**WHAT IS NEEDED:**
Leave out the pictures and repeat the rest of the material exactly.

**INFORMATION PROVIDED:**
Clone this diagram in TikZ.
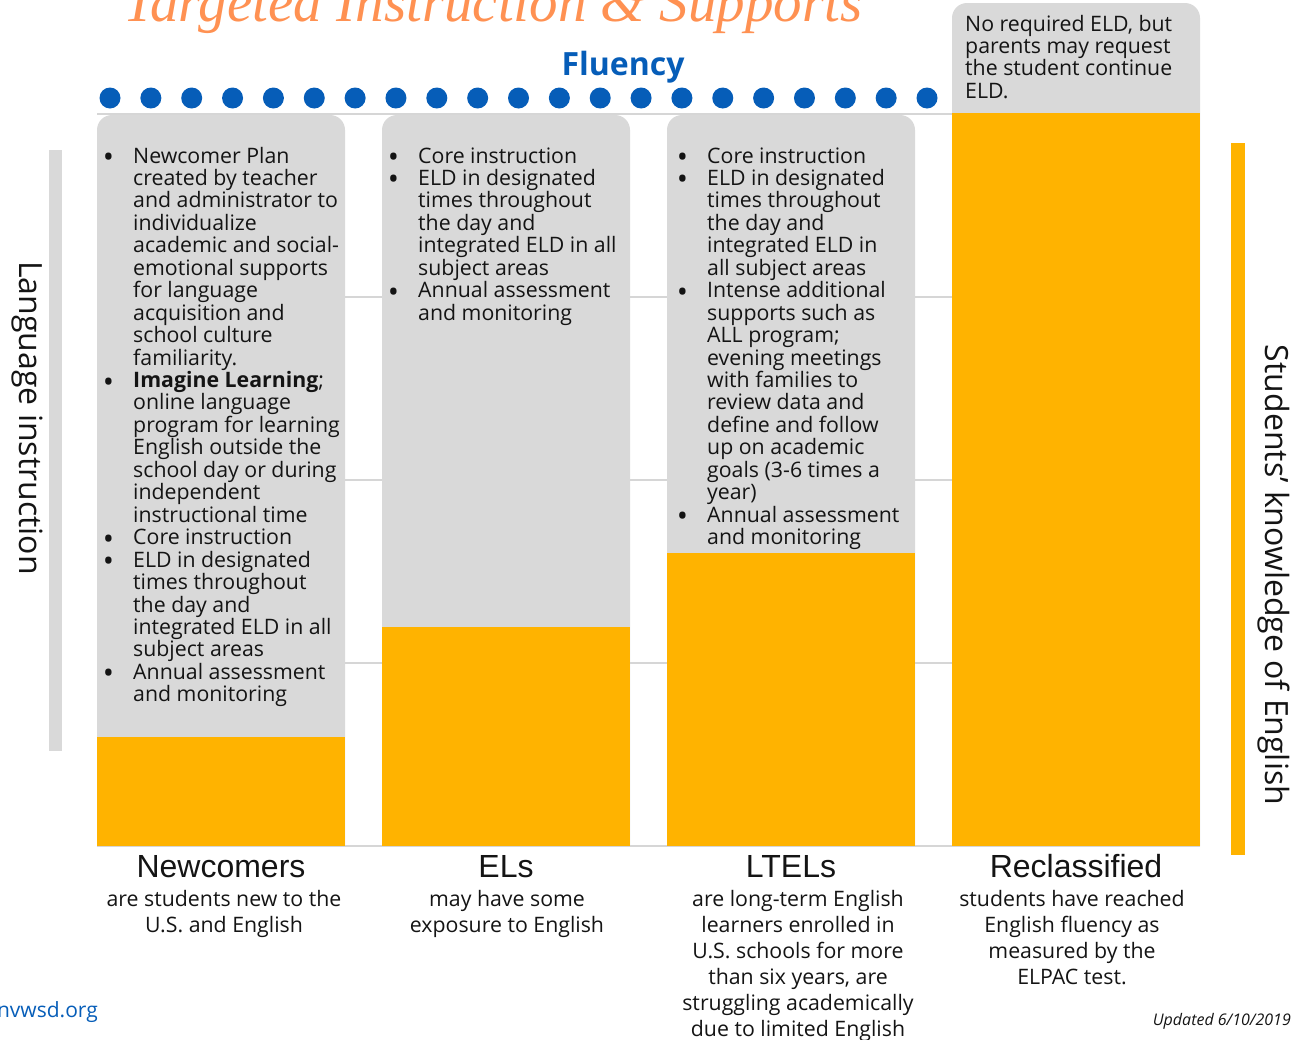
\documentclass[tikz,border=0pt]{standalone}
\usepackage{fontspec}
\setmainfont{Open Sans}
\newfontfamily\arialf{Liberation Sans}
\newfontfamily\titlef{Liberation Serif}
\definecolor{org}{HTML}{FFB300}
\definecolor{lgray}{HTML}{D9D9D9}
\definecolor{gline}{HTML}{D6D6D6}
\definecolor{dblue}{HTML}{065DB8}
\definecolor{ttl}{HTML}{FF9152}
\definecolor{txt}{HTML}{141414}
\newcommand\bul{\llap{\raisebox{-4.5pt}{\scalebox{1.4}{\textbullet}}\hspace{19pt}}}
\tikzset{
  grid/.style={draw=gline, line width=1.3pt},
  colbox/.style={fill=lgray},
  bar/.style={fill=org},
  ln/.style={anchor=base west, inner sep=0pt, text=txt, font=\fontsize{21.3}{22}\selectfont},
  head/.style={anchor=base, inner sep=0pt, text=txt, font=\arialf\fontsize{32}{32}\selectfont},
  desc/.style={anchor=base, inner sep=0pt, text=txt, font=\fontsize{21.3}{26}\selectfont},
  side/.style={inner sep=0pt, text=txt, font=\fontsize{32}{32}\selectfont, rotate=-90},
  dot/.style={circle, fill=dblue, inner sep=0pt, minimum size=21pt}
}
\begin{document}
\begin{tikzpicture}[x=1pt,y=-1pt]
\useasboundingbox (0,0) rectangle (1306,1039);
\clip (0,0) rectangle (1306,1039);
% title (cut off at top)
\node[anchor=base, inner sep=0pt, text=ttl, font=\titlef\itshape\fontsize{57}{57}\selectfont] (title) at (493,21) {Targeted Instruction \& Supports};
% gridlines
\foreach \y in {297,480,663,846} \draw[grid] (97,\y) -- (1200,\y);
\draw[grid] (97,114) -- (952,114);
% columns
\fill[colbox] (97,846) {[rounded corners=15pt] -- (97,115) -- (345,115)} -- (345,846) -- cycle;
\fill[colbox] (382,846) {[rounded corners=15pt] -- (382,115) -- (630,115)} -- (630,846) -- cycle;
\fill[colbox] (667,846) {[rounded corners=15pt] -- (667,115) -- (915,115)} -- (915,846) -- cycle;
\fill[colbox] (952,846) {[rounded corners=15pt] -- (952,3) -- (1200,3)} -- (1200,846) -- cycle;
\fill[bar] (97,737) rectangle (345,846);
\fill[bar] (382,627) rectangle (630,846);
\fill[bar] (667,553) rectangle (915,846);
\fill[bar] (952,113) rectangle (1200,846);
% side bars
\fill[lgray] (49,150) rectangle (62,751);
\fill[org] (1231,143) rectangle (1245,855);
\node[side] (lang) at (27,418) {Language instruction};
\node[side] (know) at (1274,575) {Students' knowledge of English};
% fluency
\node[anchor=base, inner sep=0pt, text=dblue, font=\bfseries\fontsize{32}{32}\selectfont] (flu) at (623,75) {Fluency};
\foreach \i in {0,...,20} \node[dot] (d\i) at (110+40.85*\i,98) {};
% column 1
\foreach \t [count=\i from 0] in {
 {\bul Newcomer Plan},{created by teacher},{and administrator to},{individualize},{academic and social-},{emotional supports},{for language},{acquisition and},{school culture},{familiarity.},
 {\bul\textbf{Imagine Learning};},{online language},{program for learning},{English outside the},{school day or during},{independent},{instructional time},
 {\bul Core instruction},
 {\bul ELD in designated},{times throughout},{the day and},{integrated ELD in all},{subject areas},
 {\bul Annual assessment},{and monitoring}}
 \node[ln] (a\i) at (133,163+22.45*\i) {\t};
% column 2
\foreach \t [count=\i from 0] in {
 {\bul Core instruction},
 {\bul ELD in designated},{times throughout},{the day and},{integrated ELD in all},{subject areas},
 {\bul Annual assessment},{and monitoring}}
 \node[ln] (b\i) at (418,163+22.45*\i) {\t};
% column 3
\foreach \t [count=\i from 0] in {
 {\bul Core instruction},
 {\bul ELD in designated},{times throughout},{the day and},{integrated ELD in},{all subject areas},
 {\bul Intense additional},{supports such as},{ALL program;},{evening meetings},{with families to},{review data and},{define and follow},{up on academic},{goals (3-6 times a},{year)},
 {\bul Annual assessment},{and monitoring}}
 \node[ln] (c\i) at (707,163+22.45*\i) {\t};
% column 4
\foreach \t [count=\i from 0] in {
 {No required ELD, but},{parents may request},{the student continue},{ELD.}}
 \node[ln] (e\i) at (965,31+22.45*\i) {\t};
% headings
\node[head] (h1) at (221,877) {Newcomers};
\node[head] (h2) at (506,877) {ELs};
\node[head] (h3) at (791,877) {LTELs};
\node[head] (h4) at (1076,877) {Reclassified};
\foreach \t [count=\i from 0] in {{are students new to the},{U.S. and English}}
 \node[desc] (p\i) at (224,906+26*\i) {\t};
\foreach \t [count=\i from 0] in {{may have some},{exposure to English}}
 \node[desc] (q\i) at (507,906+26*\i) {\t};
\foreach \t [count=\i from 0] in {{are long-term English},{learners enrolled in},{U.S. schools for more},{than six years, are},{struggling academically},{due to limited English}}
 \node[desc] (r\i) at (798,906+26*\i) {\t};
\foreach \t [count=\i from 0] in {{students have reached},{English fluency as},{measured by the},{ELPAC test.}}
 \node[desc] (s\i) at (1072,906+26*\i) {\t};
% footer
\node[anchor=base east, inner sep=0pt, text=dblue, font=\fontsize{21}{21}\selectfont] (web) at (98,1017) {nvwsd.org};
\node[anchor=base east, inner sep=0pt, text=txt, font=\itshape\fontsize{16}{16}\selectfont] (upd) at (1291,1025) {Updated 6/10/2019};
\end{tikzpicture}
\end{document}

**WRITTEN ANSWER:**
Clone this diagram in TikZ.
\documentclass[tikz,border=0pt]{standalone}
\usepackage{fontspec}
\setmainfont{Open Sans}
\newfontfamily\arialf{Liberation Sans}
\newfontfamily\titlef{Liberation Serif}
\definecolor{org}{HTML}{FFB300}
\definecolor{lgray}{HTML}{D9D9D9}
\definecolor{gline}{HTML}{D6D6D6}
\definecolor{dblue}{HTML}{065DB8}
\definecolor{ttl}{HTML}{FF9152}
\definecolor{txt}{HTML}{141414}
\newcommand\bul{\llap{\raisebox{-4.5pt}{\scalebox{1.4}{\textbullet}}\hspace{19pt}}}
\tikzset{
  grid/.style={draw=gline, line width=1.3pt},
  colbox/.style={fill=lgray},
  bar/.style={fill=org},
  ln/.style={anchor=base west, inner sep=0pt, text=txt, font=\fontsize{21.3}{22}\selectfont},
  head/.style={anchor=base, inner sep=0pt, text=txt, font=\arialf\fontsize{32}{32}\selectfont},
  desc/.style={anchor=base, inner sep=0pt, text=txt, font=\fontsize{21.3}{26}\selectfont},
  side/.style={inner sep=0pt, text=txt, font=\fontsize{32}{32}\selectfont, rotate=-90},
  dot/.style={circle, fill=dblue, inner sep=0pt, minimum size=21pt}
}
\begin{document}
\begin{tikzpicture}[x=1pt,y=-1pt]
\useasboundingbox (0,0) rectangle (1306,1039);
\clip (0,0) rectangle (1306,1039);
% title (cut off at top)
\node[anchor=base, inner sep=0pt, text=ttl, font=\titlef\itshape\fontsize{57}{57}\selectfont] (title) at (493,21) {Targeted Instruction \& Supports};
% gridlines
\foreach \y in {297,480,663,846} \draw[grid] (97,\y) -- (1200,\y);
\draw[grid] (97,114) -- (952,114);
% columns
\fill[colbox] (97,846) {[rounded corners=15pt] -- (97,115) -- (345,115)} -- (345,846) -- cycle;
\fill[colbox] (382,846) {[rounded corners=15pt] -- (382,115) -- (630,115)} -- (630,846) -- cycle;
\fill[colbox] (667,846) {[rounded corners=15pt] -- (667,115) -- (915,115)} -- (915,846) -- cycle;
\fill[colbox] (952,846) {[rounded corners=15pt] -- (952,3) -- (1200,3)} -- (1200,846) -- cycle;
\fill[bar] (97,737) rectangle (345,846);
\fill[bar] (382,627) rectangle (630,846);
\fill[bar] (667,553) rectangle (915,846);
\fill[bar] (952,113) rectangle (1200,846);
% side bars
\fill[lgray] (49,150) rectangle (62,751);
\fill[org] (1231,143) rectangle (1245,855);
\node[side] (lang) at (27,418) {Language instruction};
\node[side] (know) at (1274,575) {Students' knowledge of English};
% fluency
\node[anchor=base, inner sep=0pt, text=dblue, font=\bfseries\fontsize{32}{32}\selectfont] (flu) at (623,75) {Fluency};
\foreach \i in {0,...,20} \node[dot] (d\i) at (110+40.85*\i,98) {};
% column 1
\foreach \t [count=\i from 0] in {
 {\bul Newcomer Plan},{created by teacher},{and administrator to},{individualize},{academic and social-},{emotional supports},{for language},{acquisition and},{school culture},{familiarity.},
 {\bul\textbf{Imagine Learning};},{online language},{program for learning},{English outside the},{school day or during},{independent},{instructional time},
 {\bul Core instruction},
 {\bul ELD in designated},{times throughout},{the day and},{integrated ELD in all},{subject areas},
 {\bul Annual assessment},{and monitoring}}
 \node[ln] (a\i) at (133,163+22.45*\i) {\t};
% column 2
\foreach \t [count=\i from 0] in {
 {\bul Core instruction},
 {\bul ELD in designated},{times throughout},{the day and},{integrated ELD in all},{subject areas},
 {\bul Annual assessment},{and monitoring}}
 \node[ln] (b\i) at (418,163+22.45*\i) {\t};
% column 3
\foreach \t [count=\i from 0] in {
 {\bul Core instruction},
 {\bul ELD in designated},{times throughout},{the day and},{integrated ELD in},{all subject areas},
 {\bul Intense additional},{supports such as},{ALL program;},{evening meetings},{with families to},{review data and},{define and follow},{up on academic},{goals (3-6 times a},{year)},
 {\bul Annual assessment},{and monitoring}}
 \node[ln] (c\i) at (707,163+22.45*\i) {\t};
% column 4
\foreach \t [count=\i from 0] in {
 {No required ELD, but},{parents may request},{the student continue},{ELD.}}
 \node[ln] (e\i) at (965,31+22.45*\i) {\t};
% headings
\node[head] (h1) at (221,877) {Newcomers};
\node[head] (h2) at (506,877) {ELs};
\node[head] (h3) at (791,877) {LTELs};
\node[head] (h4) at (1076,877) {Reclassified};
\foreach \t [count=\i from 0] in {{are students new to the},{U.S. and English}}
 \node[desc] (p\i) at (224,906+26*\i) {\t};
\foreach \t [count=\i from 0] in {{may have some},{exposure to English}}
 \node[desc] (q\i) at (507,906+26*\i) {\t};
\foreach \t [count=\i from 0] in {{are long-term English},{learners enrolled in},{U.S. schools for more},{than six years, are},{struggling academically},{due to limited English}}
 \node[desc] (r\i) at (798,906+26*\i) {\t};
\foreach \t [count=\i from 0] in {{students have reached},{English fluency as},{measured by the},{ELPAC test.}}
 \node[desc] (s\i) at (1072,906+26*\i) {\t};
% footer
\node[anchor=base east, inner sep=0pt, text=dblue, font=\fontsize{21}{21}\selectfont] (web) at (98,1017) {nvwsd.org};
\node[anchor=base east, inner sep=0pt, text=txt, font=\itshape\fontsize{16}{16}\selectfont] (upd) at (1291,1025) {Updated 6/10/2019};
\end{tikzpicture}
\end{document}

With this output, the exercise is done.